Cinepolitica’nın açılış galası yarın gece Luc Besson’un “The Lady” filmiyle yapılacak ama 11 Haziran’dan bu yana Bükreşli sinemaseverlere yan bölümlerdeki filmler gösterilmeye başladı bile. 21 Haziran’daki kapanışta dünyadaki ekonomik krize neden olan finans şirketlerindeki sahtekarlıkları ele alan Oscarlı “Inside Job” belgeseli gösterilecek.

Cinepolitica Kupası ve Özel Ödülü için yarışacak 12 film son iki yılda dünya çapında dikkat çeken, ödüller kazanan politik yapımlar arasından seçildi. Polonya’dan Wojciech Smarzowski imzalı “Roza”dan geçen yıl Gdynia Film Festivali vesilesiyle söz etmiştim. Mazur etnik grubuna mensup kişilerin 2. Dünya Savaşı sonrası çektiği çileyi bir kadın kahraman aracılığıyla anlatan çarpıcı bir dönem filmi. İstanbul Film Festivali’nde İnsan Hakları ve Sinema bölümünde Avrupa Konseyi’nin FACE Ödülü için yarıştı.

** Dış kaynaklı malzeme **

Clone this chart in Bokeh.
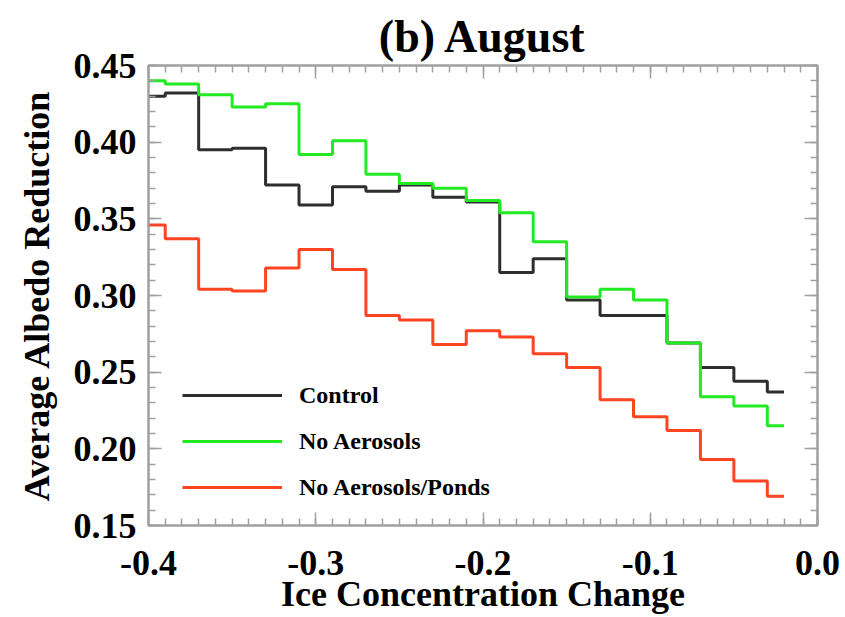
from bokeh.plotting import figure
from bokeh.models import (FixedTicker, LinearAxis, Legend, LegendItem, Range1d,
                          CustomLabelingPolicy)
from bokeh.embed import file_html
from bokeh.resources import INLINE

# Bin centres of ice concentration change
ice_change = [-0.40, -0.38, -0.36, -0.34, -0.32, -0.30, -0.28, -0.26, -0.24, -0.22,
              -0.20, -0.18, -0.16, -0.14, -0.12, -0.10, -0.08, -0.06, -0.04, -0.02]

# Average albedo reduction per experiment
control = [0.430, 0.432, 0.395, 0.396, 0.372, 0.359, 0.371, 0.368, 0.372, 0.364,
           0.361, 0.315, 0.324, 0.297, 0.287, 0.287, 0.269, 0.253, 0.244, 0.237]
no_aerosols = [0.440, 0.438, 0.431, 0.423, 0.425, 0.392, 0.401, 0.379, 0.373, 0.370,
               0.362, 0.354, 0.335, 0.299, 0.304, 0.297, 0.269, 0.234, 0.228, 0.215]
no_aerosols_ponds = [0.346, 0.337, 0.304, 0.303, 0.318, 0.330, 0.317, 0.287, 0.284, 0.268,
                     0.277, 0.273, 0.262, 0.253, 0.232, 0.221, 0.212, 0.193, 0.179, 0.169]

series_names = ["Control", "No Aerosols", "No Aerosols/Ponds"]
series_colors = ["#2e2e2e", "#22ea22", "#ff4422"]

x_ticks = [-0.4, -0.3, -0.2, -0.1, 0.0]
x_tick_labels = ["-0.4", "-0.3", "-0.2", "-0.1", "0.0"]
y_ticks = [0.15, 0.20, 0.25, 0.30, 0.35, 0.40, 0.45]
y_tick_labels = ["0.15", "0.20", "0.25", "0.30", "0.35", "0.40", "0.45"]

FONT = "Liberation Serif"
AXIS_GRAY = "#a0a0a0"

p = figure(width=845, height=617, output_backend="svg", toolbar_location=None,
           x_range=Range1d(-0.4, 0.0), y_range=Range1d(0.15, 0.45),
           min_border_left=148, min_border_right=28, min_border_top=65,
           min_border_bottom=92, x_axis_location=None, y_axis_location=None)
p.grid.visible = False
p.outline_line_color = AXIS_GRAY
p.outline_line_width = 2
p.background_fill_color = "white"
p.border_fill_color = "white"

# mirror axes carry ticks only
hide_all = CustomLabelingPolicy(code="""
    const n = indices.size;
    for (let i = 0; i < n; i++) indices.unset(i);
    return indices;
""")


def style_axis(ax, ticks, minor):
    ax.ticker = FixedTicker(ticks=ticks, minor_ticks=minor)
    ax.axis_line_color = AXIS_GRAY
    ax.axis_line_width = 2
    ax.major_tick_line_color = AXIS_GRAY
    ax.minor_tick_line_color = AXIS_GRAY
    ax.major_tick_line_width = 1.5
    ax.minor_tick_line_width = 1.5
    ax.major_tick_in = 13
    ax.major_tick_out = 0
    ax.minor_tick_in = 7
    ax.minor_tick_out = 0
    ax.major_label_text_font = FONT
    ax.major_label_text_font_style = "bold"
    ax.major_label_text_font_size = "36px"
    ax.major_label_text_color = "black"
    ax.axis_label_text_font = FONT
    ax.axis_label_text_font_style = "bold"
    ax.axis_label_text_font_size = "36px"
    ax.axis_label_text_color = "black"


x_minor = [round(-0.4 + 0.01 * i, 2) for i in range(41)]
y_minor = [round(0.15 + 0.01 * i, 2) for i in range(31)]

xb = LinearAxis(axis_label="Ice Concentration Change")
style_axis(xb, x_ticks, x_minor)
xb.major_label_overrides = dict(zip(x_ticks, x_tick_labels))
xb.major_label_standoff = 25
xb.axis_label_standoff = -4
xb.axis_label_text_line_height = 0.6
p.add_layout(xb, "below")

yl = LinearAxis(axis_label="Average Albedo Reduction")
style_axis(yl, y_ticks, y_minor)
yl.major_label_overrides = dict(zip(y_ticks, y_tick_labels))
yl.major_label_standoff = 12
yl.axis_label_standoff = 14
p.add_layout(yl, "left")

for loc, ticks, minor in (("above", x_ticks, x_minor), ("right", y_ticks, y_minor)):
    ax = LinearAxis(major_label_policy=hide_all)
    style_axis(ax, ticks, minor)
    ax.major_label_text_font_size = "0px"
    ax.major_label_standoff = 0
    p.add_layout(ax, loc)

p.title.text = "(b) August"
p.title.align = "center"
p.title.text_font = FONT
p.title.text_font_style = "bold"
p.title.text_font_size = "46px"
p.title.text_color = "black"
p.title.standoff = 8

renderers = []
for ys, name, col in zip([control, no_aerosols, no_aerosols_ponds], series_names, series_colors):
    r = p.step(ice_change, ys, mode="center", line_color=col, line_width=3)
    renderers.append((name, r))

legend = Legend(items=[LegendItem(label=n, renderers=[r]) for n, r in renderers],
                location=(34, 24), orientation="vertical",
                glyph_width=100, glyph_height=28, label_height=28,
                label_standoff=17, spacing=18, padding=0, margin=0,
                border_line_alpha=0, background_fill_alpha=0,
                label_text_font=FONT, label_text_font_style="bold",
                label_text_font_size="24px", label_text_color="black")
p.add_layout(legend, "center")

open("out.html", "w").write(file_html(p, INLINE))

Paula Markovitch’in darbe sırasında geçen bir çocukluk anısını şiirsel bir filme dönüştürdüğü “El Premio” ve kendisi de Cafer Panahi ile birlikte yargılanan Muhammed Resulof’un günümüz İran’ında insanların açmazlarından bir kesit sunduğu “Elveda” festivallerimizde gösterilen çok başarılı filmler.

Pierre Schoeller’in “L’exercice de l’Etat” adlı filmi 2011 Cannes Film Festivali’nde prömiyerini yapan bir hiciv, ülkemizde bile gösterime girdi. Şili’den politik sinemanın önemli bir ismi olarak yükselen Pablo Larrain’in “Post Mortem”i de yarışmada iddialı.

Politik sinemanın yeni kürsüsü olarak Cinepolitica’yı dikkatle izlemeye devam edeceğiz.